Gov. Including Secondary Road Patrol, Autism Navigator In Her Supplemental
October 15, 2019
Gov. Gretchen Whitmer is including funding for secondary road patrol grants to mostly rural counties, veteran service grants, a “critical access” hospital rate increase and $1 million for the autism navigator program as part of her proposed supplemental she’s writing with Sen. Curtis Hertel Jr. (D-East Lansing), MIRS has learned.
When they were scratched from the budget, the road patrol grants totaled $13 million, the veteran grants were $4 million and the critical hospital increase was $38 million, although it wasn’t immediately known if Whitmer was seeking those exact dollar amounts.
The four spending priorities are among those items vetoed by Whitmer two weeks ago that Republican legislators had included in the $256 million Fiscal Year (FY) 2020 mid-year spending plan they laid out Tuesday.
The move can be seen as an olive branch on the Governor’s part considering she didn’t completely agree to fund any of the four aforementioned items at the legislative-approved levels in her initial FY 2020 budget.
Whitmer didn’t include the autism navigator grants or an extra $2 million for secondary road patrols in her initial FY ’20 budget. Back in March, she reduced a rural hospital obstetrical stabilization pool line by $3 million, initially, but left the rest of the rural hospital’s funding alone until the Oct. 1 vetoes. She also had halved the county veterans service fund from $4.2 million to $2.1 million in her initial proposal.
The other items Whitmer is putting in the supplemental that she is scheduled to discuss with Republican legislative leaders are items she has long trumpeted.
They include money for literacy coaches and her proposed Reconnect Michigan higher education scholarship plan for older students, according to a document obtained by MIRS.
As initially laid out, Reconnect Michigan had a $175 million ($125 million General Fund) dollar tag attached to it. The Governor also wanted $24.5 million for literacy coaches to help early elementary school kids read at grade level by the end of the 3rd grade.

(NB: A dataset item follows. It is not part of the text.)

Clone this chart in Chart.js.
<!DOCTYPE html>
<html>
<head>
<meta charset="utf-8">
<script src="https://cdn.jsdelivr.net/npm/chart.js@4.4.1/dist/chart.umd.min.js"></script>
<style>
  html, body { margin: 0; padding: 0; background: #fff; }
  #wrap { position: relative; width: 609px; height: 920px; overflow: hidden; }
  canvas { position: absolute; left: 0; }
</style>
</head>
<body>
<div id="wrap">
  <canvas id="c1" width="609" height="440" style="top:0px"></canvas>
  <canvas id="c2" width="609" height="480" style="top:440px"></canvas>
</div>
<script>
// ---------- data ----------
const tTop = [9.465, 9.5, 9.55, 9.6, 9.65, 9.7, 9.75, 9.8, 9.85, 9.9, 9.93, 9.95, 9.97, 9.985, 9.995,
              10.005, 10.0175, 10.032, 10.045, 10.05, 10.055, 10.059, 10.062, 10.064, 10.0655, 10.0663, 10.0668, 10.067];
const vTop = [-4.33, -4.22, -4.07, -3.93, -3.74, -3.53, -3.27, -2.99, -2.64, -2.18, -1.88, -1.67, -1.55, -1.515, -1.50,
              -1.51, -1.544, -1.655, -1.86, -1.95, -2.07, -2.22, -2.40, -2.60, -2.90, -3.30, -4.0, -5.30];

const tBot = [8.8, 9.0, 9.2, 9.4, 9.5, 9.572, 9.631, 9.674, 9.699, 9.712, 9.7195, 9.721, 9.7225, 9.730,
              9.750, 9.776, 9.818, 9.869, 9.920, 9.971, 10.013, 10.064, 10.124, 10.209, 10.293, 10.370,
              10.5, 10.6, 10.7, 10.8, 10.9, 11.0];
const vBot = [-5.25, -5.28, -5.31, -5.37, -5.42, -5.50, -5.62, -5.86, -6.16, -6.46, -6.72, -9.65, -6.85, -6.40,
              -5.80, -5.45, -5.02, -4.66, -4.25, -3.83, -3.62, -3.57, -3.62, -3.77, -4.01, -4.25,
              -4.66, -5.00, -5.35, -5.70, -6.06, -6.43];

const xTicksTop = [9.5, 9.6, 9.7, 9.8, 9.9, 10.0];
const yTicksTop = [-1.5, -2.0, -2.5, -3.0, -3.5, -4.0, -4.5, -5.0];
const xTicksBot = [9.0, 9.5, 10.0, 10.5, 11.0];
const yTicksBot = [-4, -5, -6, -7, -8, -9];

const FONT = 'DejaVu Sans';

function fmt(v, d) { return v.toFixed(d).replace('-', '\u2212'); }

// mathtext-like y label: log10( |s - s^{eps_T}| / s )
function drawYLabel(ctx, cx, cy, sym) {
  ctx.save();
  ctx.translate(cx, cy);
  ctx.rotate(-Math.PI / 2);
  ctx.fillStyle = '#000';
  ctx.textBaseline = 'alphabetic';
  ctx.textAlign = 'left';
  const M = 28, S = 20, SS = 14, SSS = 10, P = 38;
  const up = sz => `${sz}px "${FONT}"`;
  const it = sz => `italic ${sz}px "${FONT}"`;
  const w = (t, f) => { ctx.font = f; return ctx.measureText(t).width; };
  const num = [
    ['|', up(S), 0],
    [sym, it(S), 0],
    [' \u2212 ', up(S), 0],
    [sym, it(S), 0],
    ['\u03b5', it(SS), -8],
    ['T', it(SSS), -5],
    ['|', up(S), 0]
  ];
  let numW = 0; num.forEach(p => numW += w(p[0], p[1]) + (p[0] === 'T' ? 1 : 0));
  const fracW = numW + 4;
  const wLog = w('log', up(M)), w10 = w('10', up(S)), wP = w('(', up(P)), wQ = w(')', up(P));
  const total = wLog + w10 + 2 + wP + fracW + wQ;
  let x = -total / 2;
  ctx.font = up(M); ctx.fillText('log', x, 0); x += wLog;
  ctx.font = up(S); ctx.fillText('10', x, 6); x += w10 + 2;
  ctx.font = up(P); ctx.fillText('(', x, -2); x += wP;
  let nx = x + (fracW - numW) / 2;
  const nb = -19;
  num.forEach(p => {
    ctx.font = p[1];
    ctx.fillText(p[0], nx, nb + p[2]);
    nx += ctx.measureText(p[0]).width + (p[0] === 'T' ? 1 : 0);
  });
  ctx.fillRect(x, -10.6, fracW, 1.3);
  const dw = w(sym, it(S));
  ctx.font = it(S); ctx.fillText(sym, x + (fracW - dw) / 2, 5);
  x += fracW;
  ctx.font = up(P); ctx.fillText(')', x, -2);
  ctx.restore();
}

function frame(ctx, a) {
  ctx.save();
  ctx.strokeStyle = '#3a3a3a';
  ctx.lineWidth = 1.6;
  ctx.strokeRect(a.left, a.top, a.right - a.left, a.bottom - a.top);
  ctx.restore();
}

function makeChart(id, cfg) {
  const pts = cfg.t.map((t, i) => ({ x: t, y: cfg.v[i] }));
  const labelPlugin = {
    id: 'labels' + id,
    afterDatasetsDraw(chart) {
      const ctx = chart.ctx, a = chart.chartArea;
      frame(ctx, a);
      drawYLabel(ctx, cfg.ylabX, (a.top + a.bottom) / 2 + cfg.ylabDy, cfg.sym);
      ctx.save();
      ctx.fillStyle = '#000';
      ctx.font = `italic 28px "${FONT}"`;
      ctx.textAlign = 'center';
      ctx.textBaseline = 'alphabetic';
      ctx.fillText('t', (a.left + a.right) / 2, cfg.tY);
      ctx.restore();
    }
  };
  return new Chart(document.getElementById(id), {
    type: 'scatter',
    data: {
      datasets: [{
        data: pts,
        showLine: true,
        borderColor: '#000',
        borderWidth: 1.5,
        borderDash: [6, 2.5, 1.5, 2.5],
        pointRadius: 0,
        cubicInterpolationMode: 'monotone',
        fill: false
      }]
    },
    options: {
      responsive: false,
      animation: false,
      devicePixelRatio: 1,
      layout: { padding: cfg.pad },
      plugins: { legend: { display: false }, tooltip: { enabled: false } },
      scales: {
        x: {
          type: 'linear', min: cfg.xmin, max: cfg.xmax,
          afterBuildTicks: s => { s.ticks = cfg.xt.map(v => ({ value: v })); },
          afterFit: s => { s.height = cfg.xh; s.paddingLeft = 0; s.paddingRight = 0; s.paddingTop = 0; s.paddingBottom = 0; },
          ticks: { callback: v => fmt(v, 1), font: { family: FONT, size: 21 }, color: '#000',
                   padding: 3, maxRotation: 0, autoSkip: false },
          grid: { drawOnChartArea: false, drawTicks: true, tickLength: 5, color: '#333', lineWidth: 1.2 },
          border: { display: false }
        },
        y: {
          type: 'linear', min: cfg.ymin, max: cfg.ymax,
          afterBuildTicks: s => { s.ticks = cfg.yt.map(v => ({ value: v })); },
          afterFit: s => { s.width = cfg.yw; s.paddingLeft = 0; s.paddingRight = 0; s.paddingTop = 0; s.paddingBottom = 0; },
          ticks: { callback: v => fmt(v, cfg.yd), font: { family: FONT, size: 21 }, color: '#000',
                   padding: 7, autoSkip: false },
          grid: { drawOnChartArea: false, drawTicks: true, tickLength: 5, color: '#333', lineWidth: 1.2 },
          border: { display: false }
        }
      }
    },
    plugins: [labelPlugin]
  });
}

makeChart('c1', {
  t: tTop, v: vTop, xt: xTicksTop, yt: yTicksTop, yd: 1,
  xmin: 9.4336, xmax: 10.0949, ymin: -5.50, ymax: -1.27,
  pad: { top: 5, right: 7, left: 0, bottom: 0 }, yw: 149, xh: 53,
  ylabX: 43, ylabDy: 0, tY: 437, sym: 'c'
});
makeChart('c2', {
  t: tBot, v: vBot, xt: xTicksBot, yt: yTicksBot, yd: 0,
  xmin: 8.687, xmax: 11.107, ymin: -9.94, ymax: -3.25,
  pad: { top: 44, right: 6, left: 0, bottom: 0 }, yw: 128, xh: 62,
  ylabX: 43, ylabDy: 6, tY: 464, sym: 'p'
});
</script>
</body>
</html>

Money to backfill employee reductions within the Department of Corrections and Department of Technology, Management and Budget is on the menu, as is money to get lead pipes out of homes and a health insurer fee.
The Governor wants money to support those seeking to fulfill the new Healthy Michigan (Medicaid expansion) work requirement, a foster care supportive visitation program and centers for independent living under the Department of Health and Human Services.
In her Administrative Board transfers, Whitmer boosted Healthy Michigan by a combined $15.1 million through two department budgets.
Whitmer had wanted a $5.9 million General Fund increase for a program designed to help reunify children who are in foster care due to abuse and neglect with their parents. The Legislature’s final budget included a $3 million increase.
Whitmer’s Administrative Board transferred an additional $3.5 million to Centers for Independent Living after the Legislature set aside $1.5 million more for this program.
She wants the implementation of the new independent redistricting commission moved back to the Secretary of State’s office, as opposed to the Legislature, where lawmakers put it. The Governor wanted $4.6 million spent through the Secretary of State’s office. The Legislature dialed back that number to $3.4 million and put the money under the purview of the Legislature’s budget.
She wants money to prepare for the 2020 Census and money into a balanced budget reserve fund.
Whitmer had called for $150 million be put into the Rainy Day Fund as part of her initial FY ’20 budget recommendation. Legislators sent her a budget with $0 deposit.
The information MIRS received didn’t include a total dollar figure and isn’t an exhaustive list of what could be included in negotiations with legislators, sources say.
The $37.5 million Pure Michigan tourism marketing program and the $37.26 million Going Pro skilled trades training program, for example, likely will be discussed, but weren’t included in either branch’s initial offering.